After the interview yesterday I went to the Wellcome Collection again to take some pictures for my project, and it kicked my ass again with how brilliant it was. The content and the design were astounding, i also went to the exhibition that they've got on the ground floor about madness and modernity (and other stuff), but Bobby Baker's drawings (a drawing a day of her experience wit mental illness) read like the saddest, most beautiful and interesting comic ever- everyone go now is ace. I also went to a place called the Crypt, underneath St Pancras Church which had a good little exhibition in it- about mapping and places and atlases and all the stuff surrounding it. Interesting space and a shame the work didn't have some better labelling and descriptions but the more sculptural stuff really worked out for me. They also give you quite a nice poster guide that has some essays in it- well wrth a visit to the two places (go to Euston).
Wellcome Collection
So I went to the Wellcome Collection in Euston yesterday and it was probably the best exhibition I've ever been to. Mainly the permanent collection part with all of Henry Wellcome's bits and pieces. There was some great artifacts for sure but the best thing was the way it was displayed and the way the viewer interacted with the exhibit. There were drawers with extra information and for the display cases there were sort of cupboards which sat flush with the wooden wall and were very discreet, almost like you had to discover them, which had more detailed data about the articles being displayed in front of them (behind you if you were looking at he cupboard) and a little more history ad dates and stuff- kinda like some meta data or something the cases had enough information that you understood the artifacts (a guillotine blade for example) and then more information could be obtained which gave even more insight to the piece- (used in the french revolution, how many people it killed, the last person it killed, it was considered humane etc). The exhibition had the feeling that i want to embody in my work- wonder and discovery and levels of information and quality (everything was quite dark and there was a lot of wood on the walls and displays).

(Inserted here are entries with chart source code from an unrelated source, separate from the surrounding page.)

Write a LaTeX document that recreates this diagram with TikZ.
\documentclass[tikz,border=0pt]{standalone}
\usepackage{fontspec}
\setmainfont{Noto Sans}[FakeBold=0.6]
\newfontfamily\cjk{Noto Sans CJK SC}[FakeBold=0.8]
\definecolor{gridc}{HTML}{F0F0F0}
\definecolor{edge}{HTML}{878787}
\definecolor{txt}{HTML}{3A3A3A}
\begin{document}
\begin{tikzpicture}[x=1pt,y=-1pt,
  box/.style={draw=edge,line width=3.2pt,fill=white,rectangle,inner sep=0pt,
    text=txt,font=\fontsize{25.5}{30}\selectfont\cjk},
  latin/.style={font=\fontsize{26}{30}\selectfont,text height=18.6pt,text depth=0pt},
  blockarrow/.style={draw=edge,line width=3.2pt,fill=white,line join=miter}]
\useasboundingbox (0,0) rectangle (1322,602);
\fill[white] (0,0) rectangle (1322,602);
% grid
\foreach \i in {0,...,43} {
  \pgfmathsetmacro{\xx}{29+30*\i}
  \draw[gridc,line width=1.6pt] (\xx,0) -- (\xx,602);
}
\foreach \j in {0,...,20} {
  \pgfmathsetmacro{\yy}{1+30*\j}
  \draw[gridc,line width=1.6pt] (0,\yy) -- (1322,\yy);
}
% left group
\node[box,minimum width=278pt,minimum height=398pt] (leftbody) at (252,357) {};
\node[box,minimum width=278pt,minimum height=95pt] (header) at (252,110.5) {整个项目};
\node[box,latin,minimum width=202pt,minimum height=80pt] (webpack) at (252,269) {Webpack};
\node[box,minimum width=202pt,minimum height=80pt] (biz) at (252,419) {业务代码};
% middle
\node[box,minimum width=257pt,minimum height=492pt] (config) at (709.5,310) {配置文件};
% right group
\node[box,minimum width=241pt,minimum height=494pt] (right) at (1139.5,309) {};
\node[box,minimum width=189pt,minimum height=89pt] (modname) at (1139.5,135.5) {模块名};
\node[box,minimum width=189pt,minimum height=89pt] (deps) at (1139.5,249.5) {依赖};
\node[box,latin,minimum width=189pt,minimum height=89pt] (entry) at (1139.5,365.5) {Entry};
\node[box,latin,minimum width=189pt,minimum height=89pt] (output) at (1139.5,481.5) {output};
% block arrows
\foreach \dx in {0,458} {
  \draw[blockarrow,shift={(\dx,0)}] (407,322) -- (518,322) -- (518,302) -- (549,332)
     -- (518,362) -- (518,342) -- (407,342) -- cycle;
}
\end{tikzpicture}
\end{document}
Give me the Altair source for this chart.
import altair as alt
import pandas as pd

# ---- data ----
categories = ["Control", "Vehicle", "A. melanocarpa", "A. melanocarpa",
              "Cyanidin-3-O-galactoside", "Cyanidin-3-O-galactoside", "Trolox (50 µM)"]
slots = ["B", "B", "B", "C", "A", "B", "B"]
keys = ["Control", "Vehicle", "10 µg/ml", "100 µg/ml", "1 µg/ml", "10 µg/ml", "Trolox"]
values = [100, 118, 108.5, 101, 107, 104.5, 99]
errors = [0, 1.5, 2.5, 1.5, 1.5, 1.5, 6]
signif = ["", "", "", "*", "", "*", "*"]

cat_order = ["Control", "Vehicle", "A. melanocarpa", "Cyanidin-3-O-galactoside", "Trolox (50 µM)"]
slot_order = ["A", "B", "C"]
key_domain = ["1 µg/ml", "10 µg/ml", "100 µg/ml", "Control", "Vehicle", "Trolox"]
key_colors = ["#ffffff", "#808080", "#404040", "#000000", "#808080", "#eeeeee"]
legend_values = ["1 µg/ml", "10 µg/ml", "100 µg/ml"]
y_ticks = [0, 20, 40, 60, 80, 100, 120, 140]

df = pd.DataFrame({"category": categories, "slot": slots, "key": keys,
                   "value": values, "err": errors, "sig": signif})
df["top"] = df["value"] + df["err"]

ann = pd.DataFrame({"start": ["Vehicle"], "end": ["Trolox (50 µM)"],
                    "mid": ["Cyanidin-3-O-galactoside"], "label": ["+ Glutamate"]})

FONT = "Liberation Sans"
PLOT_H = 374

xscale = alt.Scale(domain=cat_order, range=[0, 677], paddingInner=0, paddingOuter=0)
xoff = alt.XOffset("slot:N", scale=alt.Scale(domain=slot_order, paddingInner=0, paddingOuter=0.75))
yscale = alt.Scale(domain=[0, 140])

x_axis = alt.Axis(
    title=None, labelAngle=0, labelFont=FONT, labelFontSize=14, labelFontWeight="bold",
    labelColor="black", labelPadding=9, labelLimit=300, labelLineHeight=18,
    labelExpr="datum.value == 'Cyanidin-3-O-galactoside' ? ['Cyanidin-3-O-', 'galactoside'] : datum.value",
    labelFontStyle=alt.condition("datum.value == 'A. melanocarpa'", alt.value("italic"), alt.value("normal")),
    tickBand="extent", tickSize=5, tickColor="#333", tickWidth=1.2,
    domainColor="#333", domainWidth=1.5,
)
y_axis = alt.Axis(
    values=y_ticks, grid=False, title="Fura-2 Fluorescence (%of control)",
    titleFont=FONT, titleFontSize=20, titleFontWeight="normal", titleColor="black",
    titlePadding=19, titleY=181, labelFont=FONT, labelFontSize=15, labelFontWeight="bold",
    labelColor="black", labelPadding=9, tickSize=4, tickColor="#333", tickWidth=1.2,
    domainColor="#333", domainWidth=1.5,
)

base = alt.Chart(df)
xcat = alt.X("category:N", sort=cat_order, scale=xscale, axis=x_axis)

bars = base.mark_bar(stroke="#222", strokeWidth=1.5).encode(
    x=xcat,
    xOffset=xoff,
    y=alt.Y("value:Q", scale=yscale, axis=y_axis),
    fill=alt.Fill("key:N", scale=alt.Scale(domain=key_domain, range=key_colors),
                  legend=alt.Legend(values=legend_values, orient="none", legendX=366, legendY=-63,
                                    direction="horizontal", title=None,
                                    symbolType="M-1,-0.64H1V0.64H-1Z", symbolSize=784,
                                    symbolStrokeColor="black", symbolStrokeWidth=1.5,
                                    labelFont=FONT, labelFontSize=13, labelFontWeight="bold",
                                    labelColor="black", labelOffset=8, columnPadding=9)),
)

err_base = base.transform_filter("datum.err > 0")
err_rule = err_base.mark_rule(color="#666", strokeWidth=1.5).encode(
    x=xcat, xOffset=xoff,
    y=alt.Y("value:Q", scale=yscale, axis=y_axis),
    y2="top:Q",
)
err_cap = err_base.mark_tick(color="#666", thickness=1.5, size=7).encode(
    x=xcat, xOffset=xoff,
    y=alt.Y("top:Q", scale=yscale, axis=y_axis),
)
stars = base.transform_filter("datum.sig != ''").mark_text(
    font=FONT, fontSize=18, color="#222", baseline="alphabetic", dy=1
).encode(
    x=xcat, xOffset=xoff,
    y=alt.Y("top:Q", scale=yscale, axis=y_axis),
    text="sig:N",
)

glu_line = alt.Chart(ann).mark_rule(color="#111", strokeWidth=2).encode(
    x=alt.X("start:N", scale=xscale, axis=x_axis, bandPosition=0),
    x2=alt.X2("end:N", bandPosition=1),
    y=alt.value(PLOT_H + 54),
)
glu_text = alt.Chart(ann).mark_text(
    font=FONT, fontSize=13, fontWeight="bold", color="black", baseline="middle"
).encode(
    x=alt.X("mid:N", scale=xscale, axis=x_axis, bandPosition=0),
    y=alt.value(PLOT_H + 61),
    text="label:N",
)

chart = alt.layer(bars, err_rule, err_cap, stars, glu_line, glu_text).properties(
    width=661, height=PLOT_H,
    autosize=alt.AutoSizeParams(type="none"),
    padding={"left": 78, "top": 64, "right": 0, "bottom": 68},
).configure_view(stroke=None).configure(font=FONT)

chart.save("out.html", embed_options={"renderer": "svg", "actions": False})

Henry Wellcome was an interesting guy too- he was a proper accumulator, in the collection is the first bit of money he ever earned- was it just for posterity or some foresight that he knew it would be interesting later on- the guy collected like a fiend and it is perhaps an interesting thing to think about money and collecting. The guy only got to have a collection because he had the space to put the things he had bought in. (I keep thinking about this private to institution type collection- the walsall gallery did it with their 'Peoples Exhibition' of th public's collections, it was ages ago and i never saw it but i would like to see it again- maybe i could set one up. So Wellcome had the passion and, not randomness or indiscriminancy, but the variety and diversity of a private collector but the money,space and influence of an institution.)